Tag Archives: 2025 AFCON MOROCCO

AFCON final twist rules, reality, storm of questions

African football has seen drama before late goal, VAR controversies, even crowd chaos but what has unfolded after the AFCON 2025 final might just be one of the most debated decisions in recent memory.

The stripping of Senegal’s title by CAF is not just a ruling, it’s a mirror reflecting deeper cracks in how the game is governed.

At the centre of it all are Articles 82 and 84 of the AFCON regulations rules that on paper, appear clear and uncompromising.

Walk off the pitch, refuse to continue or abandon a match without the referee’s approval and you forfeit.

CAF’s Appeal Board leaned heavily on these provisions, declaring Senegal to have forfeited the final and awarding a 3–0 victory to Morocco.

Just like that, the trophy changed hands not on the pitch, but in the boardroom.But football isn’t played on paper alone.

If Senegal truly violated Article 82 by abandoning or refusing to continue the match, why didn’t the referee end the game immediately?

Why was there no decisive whistle to signal that the rules had been broken in real time?.

Reports suggest that not all Senegal players left the pitch. Three players remained in the pitch.

The match itself wasn’t formally terminated in the traditional sense.

That raises a crucial question was this truly a case of “refusal to play,” or a moment of protest that didn’t meet the threshold of abandonment?

Because under the same rules CAF used, intent and execution matter. A team must clearly withdraw or refuse to play.

If the referee allows the match to continue, doesn’t that imply the situation hadn’t crossed that legal line yet?.That’s exactly the argument gaining traction and not just among fans.

In South Africa, the Economic Freedom Fighters (EFF), led by Julius Malema, have openly criticized CAF’s decision. Their stance? Senegal did not abandon the match and therefore, applying Articles 82 and 84 may have been a stretch.

They argue that the stoppage linked to the penalty dispute did not escalate into a full match abandonment. And if the referee the ultimate authority on the pitch allowed play to continue, then CAF’s later interpretation risks contradicting the match official’s own judgment.

Meanwhile, Morocco celebrates. Jerseys are already out, the narrative rewritten, champions by decision, not by final whistle. Yet even in victory, there’s an uncomfortable shadow because this is a title that many feel will always carry an asterisk.

CAF, for its part, didn’t stop at the main ruling. Sanctions were adjusted across the board from player misconduct involving Ismael Saibari to fines related to ball boys, lasers and VAR interference. It paints a picture of a chaotic final one where control may have slipped beyond just the players.

And maybe that’s the real story here.
Because beyond Senegal and Morocco, beyond regulations and rulings, this saga exposes a bigger issue, consistency in decision making.

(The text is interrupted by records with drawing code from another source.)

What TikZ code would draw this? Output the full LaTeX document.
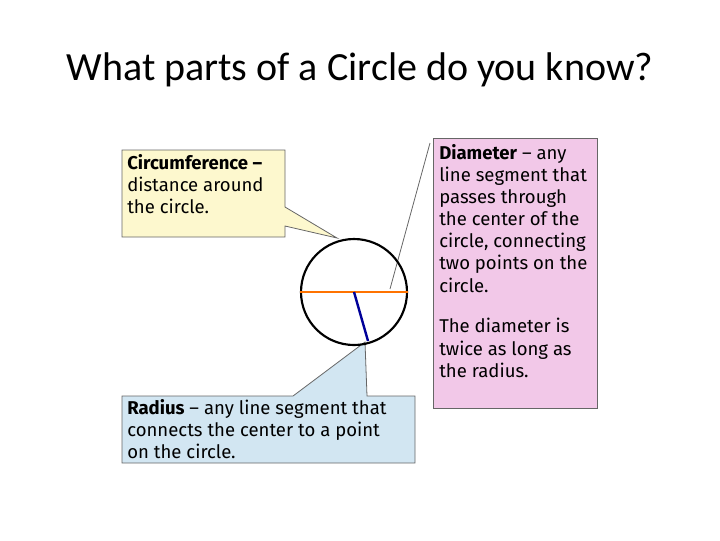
\documentclass[tikz,border=0pt]{standalone}
\usepackage{fontspec}
\setmainfont{Carlito}
\newfontfamily\boxfont{Fira Sans}
\definecolor{ybox}{RGB}{253,248,206}
\definecolor{bbox}{RGB}{210,230,242}
\definecolor{pbox}{RGB}{242,200,232}
\begin{document}
\begin{tikzpicture}[x=0.75pt,y=-0.75pt,
  txt/.style={font=\boxfont\fontsize{13.9}{16.6}\selectfont,align=left,anchor=north west,inner sep=0pt},
  bx/.style={draw=gray!80!black,line width=0.6pt}]
\useasboundingbox (0,0) rectangle (720,540);
\node[font=\fontsize{30}{34}\selectfont] (title) at (360,70) {What parts of a Circle do you know?};
% yellow box with callout
\filldraw[bx,fill=ybox] (122,150) -- (285,150) -- (285,207) -- (337,238) -- (285,226) -- (285,237) -- (122,237) -- cycle;
\node[txt] (circ) at (127,154) {\textbf{Circumference –}\\distance around\\the circle.};
% blue box with callout
\filldraw[bx,fill=bbox] (122,396) -- (293,396) -- (365,342) -- (367,396) -- (415,396) -- (415,463) -- (122,463) -- cycle;
\node[txt] (rad) at (127,399) {\textbf{Radius} – any line segment that\\connects the center to a point\\on the circle.};
% pink box
\filldraw[bx,fill=pbox] (433,138) rectangle (597,408);
\node[txt] (diam) at (439,144) {\textbf{Diameter} – any\\line segment that\\passes through\\the center of the\\circle, connecting\\two points on the\\circle.\\[14pt]The diameter is\\twice as long as\\the radius.};
\coordinate (dtop) at (430,143);
\coordinate (dtip) at (390,289);
\draw[gray!80!black,line width=0.6pt] (dtop) -- (dtip);
% circle
\node[circle,draw,line width=1.6pt,minimum size=106*0.75pt,inner sep=0pt] (c) at (354,292) {};
\draw[orange!90!red,line width=1.8pt] (c.west) -- (c.east);
\coordinate (rend) at (368,341);
\draw[blue!60!black,line width=1.8pt] (c.center) -- (rend);
\end{tikzpicture}
\end{document}
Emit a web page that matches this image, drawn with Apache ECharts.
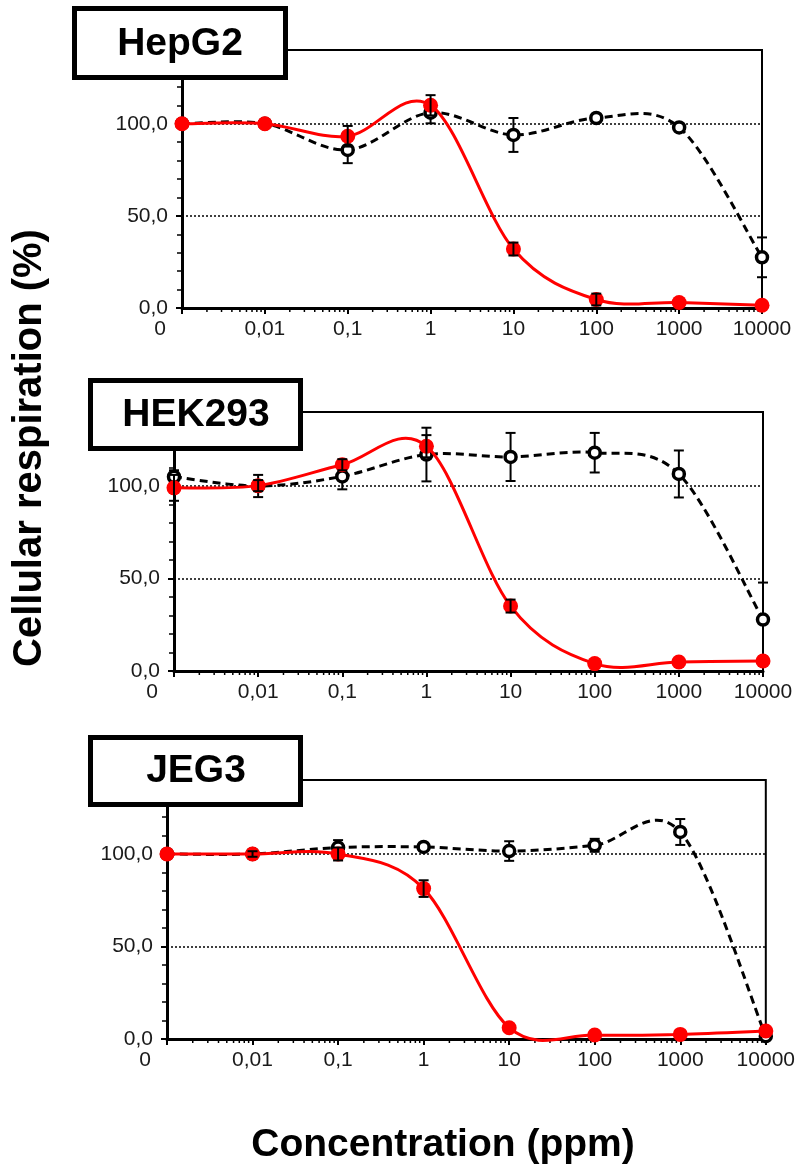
<!DOCTYPE html>
<html>
<head>
<meta charset="utf-8">
<script src="https://cdn.jsdelivr.net/npm/echarts@6/dist/echarts.min.js"></script>
<style>
  html, body { margin: 0; padding: 0; background: #fff; }
  #main { width: 798px; height: 1167px; }
</style>
</head>
<body>
<div id="main"></div>
<script>
// concentrations (ppm); the untreated control "0" sits at 0.001 on the log axis
const concentrations = [0, 0.01, 0.1, 1, 10, 100, 1000, 10000];
const zeroPosition = 0.001;
const xTickLabels = ['0', '0,01', '0,1', '1', '10', '100', '1000', '10000'];
const panelNames = ['HepG2', 'HEK293', 'JEG3'];

// open circles, dashed black
const hepg2Open = [100, 100, 85.8, 106, 93.9, 103.1, 98, 27.5];
const hepg2OpenErr = [0, 0, 7.2, 5.8, 9.2, 2, 2, 10.8];
const hek293Open = [105, 100, 105.2, 117, 115.7, 118, 106.5, 27.8];
const hek293OpenErr = [3.5, 6, 7, 14.5, 13, 10.7, 12.7, 20];
const jeg3Open = [100, 100, 103.5, 103.8, 101.6, 104.7, 111.9, 1.5];
const jeg3OpenErr = [0, 0, 4, 1.5, 5.3, 3.5, 7, 0];

// filled circles, solid red
const hepg2Filled = [100, 100, 93.2, 110, 32, 4.6, 3, 1.5];
const hepg2FilledErr = [0, 0, 5.6, 5.5, 3.5, 3.2, 0, 0];
const hek293Filled = [99, 100.2, 111.5, 121.5, 35.1, 4, 4.9, 5.4];
const hek293FilledErr = [7, 3, 3, 6, 3.5, 0, 0, 0];
const jeg3Filled = [100, 100, 100, 81.3, 6.1, 2.2, 2.5, 4.3];
const jeg3FilledErr = [0, 1.5, 3.5, 4.5, 0, 0, 0, 0];

const openSets = [hepg2Open, hek293Open, jeg3Open];
const openErrSets = [hepg2OpenErr, hek293OpenErr, jeg3OpenErr];
const filledSets = [hepg2Filled, hek293Filled, jeg3Filled];
const filledErrSets = [hepg2FilledErr, hek293FilledErr, jeg3FilledErr];

const FONT = '"Liberation Sans", Arial, sans-serif';

const grids = [
    { left: 182, top: 50, width: 580, height: 258 },
    { left: 174, top: 412, width: 589, height: 259 },
    { left: 167, top: 780, width: 604, height: 259 }
];
const boxes = [
    { x: 72, y: 6, w: 216, h: 74, tx: 180, ty: 44 },
    { x: 88, y: 378, w: 215, h: 73, tx: 196, ty: 415 },
    { x: 88, y: 735, w: 215, h: 72, tx: 196, ty: 771 }
];

function xPos(c) {
    return c === 0 ? zeroPosition : c;
}

// log minor ticks 2..9 within every decade
const minorTicks = [];
for (let d = -3; d < 4; d++) {
    for (let k = 2; k <= 9; k++) {
        minorTicks.push([Number((k * Math.pow(10, d)).toPrecision(3)), 0]);
    }
}

function renderErrorBar(params, api) {
    const err = api.value(2);
    if (!err) return null;
    const x = api.value(0), y = api.value(1);
    const lo = api.coord([x, y - err]);
    const hi = api.coord([x, y + err]);
    const cap = 5;
    const style = { stroke: '#000', lineWidth: 2 };
    return {
        type: 'group',
        children: [
            { type: 'line', shape: { x1: lo[0], y1: lo[1], x2: hi[0], y2: hi[1] }, style: style },
            { type: 'line', shape: { x1: lo[0] - cap, y1: lo[1], x2: lo[0] + cap, y2: lo[1] }, style: style },
            { type: 'line', shape: { x1: hi[0] - cap, y1: hi[1], x2: hi[0] + cap, y2: hi[1] }, style: style }
        ]
    };
}

function renderMinorTick(params, api) {
    const p = api.coord([api.value(0), 0]);
    return {
        type: 'line',
        shape: { x1: p[0], y1: p[1], x2: p[0], y2: p[1] + 4 },
        style: { stroke: '#000', lineWidth: 1.5 }
    };
}

// spreadsheet-style smoothed line (Catmull-Rom through the plotted points)
function curveRenderer(points, lineStyle) {
    return function (params, api) {
        if (params.dataIndex !== 0) return null;
        const px = points.map(p => api.coord(p));
        const n = px.length;
        let d = 'M' + px[0][0] + ',' + px[0][1];
        for (let k = 0; k < n - 1; k++) {
            const p0 = px[Math.max(k - 1, 0)], p1 = px[k], p2 = px[k + 1], p3 = px[Math.min(k + 2, n - 1)];
            const c1x = p1[0] + (p2[0] - p0[0]) / 6, c1y = p1[1] + (p2[1] - p0[1]) / 6;
            const c2x = p2[0] - (p3[0] - p1[0]) / 6, c2y = p2[1] - (p3[1] - p1[1]) / 6;
            d += ' C' + c1x + ',' + c1y + ' ' + c2x + ',' + c2y + ' ' + p2[0] + ',' + p2[1];
        }
        return {
            type: 'path',
            shape: { pathData: d },
            style: Object.assign({ fill: null }, lineStyle)
        };
    };
}

const xAxes = [], yAxes = [], series = [], graphics = [];

grids.forEach((g, i) => {
    xAxes.push({
        type: 'log',
        logBase: 10,
        gridIndex: i,
        min: zeroPosition,
        max: 10000,
        axisLine: { lineStyle: { color: '#000', width: 3 } },
        axisTick: { inside: false, length: 6, lineStyle: { color: '#000', width: 2 } },
        splitLine: { show: false },
        axisLabel: {
            color: '#1a1a1a',
            fontSize: 21,
            fontFamily: FONT,
            margin: 11,
            formatter: function (v) {
                const idx = Math.round(Math.log10(v)) + 3;
                return idx === 0 ? '{z|' + xTickLabels[0] + '}' : xTickLabels[idx];
            },
            rich: {
                z: { fontSize: 21, fontFamily: FONT, color: '#1a1a1a', padding: [0, 44, 0, 0] }
            }
        }
    });
    yAxes.push({
        type: 'value',
        gridIndex: i,
        min: 0,
        max: 140,
        interval: 50,
        axisLine: { show: true, lineStyle: { color: '#000', width: 3 } },
        axisTick: { show: true, inside: false, length: 6, lineStyle: { color: '#000', width: 2 } },
        minorTick: { show: true, splitNumber: 5, length: 5, lineStyle: { color: '#000', width: 1.5 } },
        splitLine: { show: true, lineStyle: { color: '#000', width: 1.5, type: [2, 2] } },
        axisLabel: {
            color: '#1a1a1a',
            fontSize: 21,
            fontFamily: FONT,
            margin: 14,
            showMaxLabel: false,
            formatter: function (v) {
                return v.toFixed(1).replace('.', ',');
            }
        }
    });

    const openPts = concentrations.map((c, k) => [xPos(c), openSets[i][k]]);
    const filledPts = concentrations.map((c, k) => [xPos(c), filledSets[i][k]]);
    const openErrs = concentrations.map((c, k) => [xPos(c), openSets[i][k], openErrSets[i][k]]);
    const filledErrs = concentrations.map((c, k) => [xPos(c), filledSets[i][k], filledErrSets[i][k]]);
    const axes = { xAxisIndex: i, yAxisIndex: i };

    series.push(Object.assign({ type: 'custom', silent: true, z: 1, renderItem: renderMinorTick, data: minorTicks }, axes));
    series.push(Object.assign({ type: 'custom', silent: true, z: 2, renderItem: renderErrorBar, data: openErrs }, axes));
    series.push(Object.assign({
        type: 'custom', silent: true, z: 3,
        renderItem: curveRenderer(openPts, { stroke: '#000', lineWidth: 3, lineDash: [8, 5] }),
        data: openPts
    }, axes));
    series.push(Object.assign({
        type: 'scatter', z: 4,
        symbol: 'circle', symbolSize: 11,
        itemStyle: { color: '#fff', borderColor: '#000', borderWidth: 3.5, opacity: 1 },
        data: openPts
    }, axes));
    series.push(Object.assign({
        type: 'custom', silent: true, z: 5,
        renderItem: curveRenderer(filledPts, { stroke: '#ff0000', lineWidth: 3, lineJoin: 'round' }),
        data: filledPts
    }, axes));
    series.push(Object.assign({
        type: 'scatter', z: 6,
        symbol: 'circle', symbolSize: 15,
        itemStyle: { color: '#ff0000', opacity: 1 },
        data: filledPts
    }, axes));
    series.push(Object.assign({ type: 'custom', silent: true, z: 7, renderItem: renderErrorBar, data: filledErrs }, axes));

    const b = boxes[i];
    graphics.push({
        type: 'rect',
        z: 100,
        shape: { x: b.x + 2.5, y: b.y + 2.5, width: b.w - 5, height: b.h - 5 },
        style: { fill: '#fff', stroke: '#000', lineWidth: 5 }
    });
    graphics.push({
        type: 'text',
        z: 101,
        x: b.tx,
        y: b.ty,
        style: {
            text: panelNames[i],
            font: 'bold 39px ' + FONT,
            fill: '#000',
            align: 'center',
            verticalAlign: 'middle'
        }
    });
});

graphics.push({
    type: 'text',
    z: 101,
    x: 30,
    y: 448,
    rotation: Math.PI / 2,
    style: {
        text: 'Cellular respiration (%)',
        font: 'bold 40px ' + FONT,
        fill: '#000',
        align: 'center',
        verticalAlign: 'middle'
    }
});
graphics.push({
    type: 'text',
    z: 101,
    x: 443,
    y: 1145,
    style: {
        text: 'Concentration (ppm)',
        font: 'bold 39px ' + FONT,
        fill: '#000',
        align: 'center',
        verticalAlign: 'middle'
    }
});

const chart = echarts.init(document.getElementById('main'));
chart.setOption({
    animation: false,
    backgroundColor: '#fff',
    grid: grids.map(g => Object.assign({ show: true, borderColor: '#000', borderWidth: 2, backgroundColor: 'transparent' }, g)),
    xAxis: xAxes,
    yAxis: yAxes,
    series: series,
    graphic: graphics
});
</script>
</body>
</html>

If rules are applied after the fact in ways that contradict what unfolded on the pitch, trust begins to erode.

Now Senegal is expected to escalate the matter to the global stage likely the Court of Arbitration for Sport (CAS). And if that happens, African football could be heading into a legal battle that redefines how match incidents are judged long after the final whistle.

So here we are, left with a lingering question that refuses to go away.

Did Senegal lose the AFCON title on the pitch or in interpretation?

Because in football, as in life, the truth isn’t always in the rulebook. Sometimes, it’s in how the moment was handled when it mattered most.